>>>>
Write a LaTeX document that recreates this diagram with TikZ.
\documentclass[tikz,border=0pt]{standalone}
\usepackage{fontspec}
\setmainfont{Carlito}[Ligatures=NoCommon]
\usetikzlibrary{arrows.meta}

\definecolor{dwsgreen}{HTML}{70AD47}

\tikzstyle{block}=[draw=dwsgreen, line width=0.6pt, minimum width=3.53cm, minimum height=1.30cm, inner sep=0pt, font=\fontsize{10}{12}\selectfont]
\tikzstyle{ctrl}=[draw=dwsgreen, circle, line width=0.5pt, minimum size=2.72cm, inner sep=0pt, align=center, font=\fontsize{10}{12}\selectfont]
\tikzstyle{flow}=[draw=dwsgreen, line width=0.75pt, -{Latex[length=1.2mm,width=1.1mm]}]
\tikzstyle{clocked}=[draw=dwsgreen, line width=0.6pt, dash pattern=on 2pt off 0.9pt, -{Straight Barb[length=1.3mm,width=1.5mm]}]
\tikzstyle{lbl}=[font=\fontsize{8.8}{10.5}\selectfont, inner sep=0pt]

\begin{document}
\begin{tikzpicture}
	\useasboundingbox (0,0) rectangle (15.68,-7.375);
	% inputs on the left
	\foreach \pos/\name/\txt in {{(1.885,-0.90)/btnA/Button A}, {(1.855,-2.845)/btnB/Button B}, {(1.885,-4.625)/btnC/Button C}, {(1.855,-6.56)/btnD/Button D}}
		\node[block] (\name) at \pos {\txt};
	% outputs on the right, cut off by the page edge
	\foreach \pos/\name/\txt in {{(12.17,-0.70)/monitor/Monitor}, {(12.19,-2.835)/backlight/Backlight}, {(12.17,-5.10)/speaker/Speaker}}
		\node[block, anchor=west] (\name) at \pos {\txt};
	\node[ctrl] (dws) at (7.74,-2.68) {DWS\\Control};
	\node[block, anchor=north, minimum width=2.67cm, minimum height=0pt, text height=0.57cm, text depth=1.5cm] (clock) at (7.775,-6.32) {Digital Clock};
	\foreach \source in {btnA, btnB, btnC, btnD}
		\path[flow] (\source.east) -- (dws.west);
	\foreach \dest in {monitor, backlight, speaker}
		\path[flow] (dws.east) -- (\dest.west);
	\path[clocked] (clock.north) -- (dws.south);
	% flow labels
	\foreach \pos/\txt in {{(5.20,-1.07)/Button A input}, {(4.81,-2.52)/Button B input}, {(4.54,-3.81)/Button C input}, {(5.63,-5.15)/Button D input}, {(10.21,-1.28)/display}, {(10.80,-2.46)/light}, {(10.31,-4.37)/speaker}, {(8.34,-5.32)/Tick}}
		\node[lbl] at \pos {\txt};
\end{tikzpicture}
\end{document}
<<<<
>>>>
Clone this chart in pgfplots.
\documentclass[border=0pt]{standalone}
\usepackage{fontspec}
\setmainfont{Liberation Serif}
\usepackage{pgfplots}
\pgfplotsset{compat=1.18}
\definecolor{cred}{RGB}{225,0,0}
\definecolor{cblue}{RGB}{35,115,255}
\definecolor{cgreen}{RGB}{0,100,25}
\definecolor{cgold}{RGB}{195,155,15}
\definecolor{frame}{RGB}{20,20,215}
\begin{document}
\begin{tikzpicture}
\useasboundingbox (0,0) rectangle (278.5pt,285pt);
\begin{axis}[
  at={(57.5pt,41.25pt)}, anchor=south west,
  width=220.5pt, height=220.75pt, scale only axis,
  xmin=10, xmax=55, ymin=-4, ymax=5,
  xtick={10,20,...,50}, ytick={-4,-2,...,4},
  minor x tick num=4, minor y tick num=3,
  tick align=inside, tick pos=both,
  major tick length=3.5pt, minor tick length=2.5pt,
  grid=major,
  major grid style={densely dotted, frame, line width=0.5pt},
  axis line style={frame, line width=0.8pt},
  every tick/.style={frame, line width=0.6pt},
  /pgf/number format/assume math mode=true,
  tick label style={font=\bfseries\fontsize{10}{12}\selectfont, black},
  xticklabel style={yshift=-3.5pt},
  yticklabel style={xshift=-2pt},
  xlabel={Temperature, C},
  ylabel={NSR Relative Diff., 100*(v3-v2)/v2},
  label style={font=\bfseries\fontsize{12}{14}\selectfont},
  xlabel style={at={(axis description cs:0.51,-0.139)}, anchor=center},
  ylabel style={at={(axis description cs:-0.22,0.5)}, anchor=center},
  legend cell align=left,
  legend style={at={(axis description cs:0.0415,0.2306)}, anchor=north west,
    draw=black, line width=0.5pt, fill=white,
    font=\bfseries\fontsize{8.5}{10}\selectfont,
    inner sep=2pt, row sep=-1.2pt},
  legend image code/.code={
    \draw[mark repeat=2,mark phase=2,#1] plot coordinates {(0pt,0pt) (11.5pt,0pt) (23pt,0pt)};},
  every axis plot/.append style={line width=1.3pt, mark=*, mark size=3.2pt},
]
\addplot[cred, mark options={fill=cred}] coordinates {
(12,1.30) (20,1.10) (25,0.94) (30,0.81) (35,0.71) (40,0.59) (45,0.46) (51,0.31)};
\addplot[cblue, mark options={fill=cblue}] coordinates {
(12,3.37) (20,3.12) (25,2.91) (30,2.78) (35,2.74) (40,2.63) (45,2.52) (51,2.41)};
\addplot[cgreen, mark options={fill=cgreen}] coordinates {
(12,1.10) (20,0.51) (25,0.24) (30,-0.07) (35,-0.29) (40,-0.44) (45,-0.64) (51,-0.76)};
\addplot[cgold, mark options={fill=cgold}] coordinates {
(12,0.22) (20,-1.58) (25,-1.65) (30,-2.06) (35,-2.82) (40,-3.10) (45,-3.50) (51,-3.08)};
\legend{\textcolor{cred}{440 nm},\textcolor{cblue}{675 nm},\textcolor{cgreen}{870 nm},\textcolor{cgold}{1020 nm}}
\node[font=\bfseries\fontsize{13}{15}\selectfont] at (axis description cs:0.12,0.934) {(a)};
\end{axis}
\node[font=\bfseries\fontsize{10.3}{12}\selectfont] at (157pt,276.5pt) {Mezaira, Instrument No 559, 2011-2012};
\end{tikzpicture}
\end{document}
<<<<
* [SHORT EXERCISE]
Which lines in the listing above hold the word "this"? Show each of them.

* [CORRECT OUTPUT]
Write a LaTeX document that recreates this diagram with TikZ.
Clone this chart in pgfplots.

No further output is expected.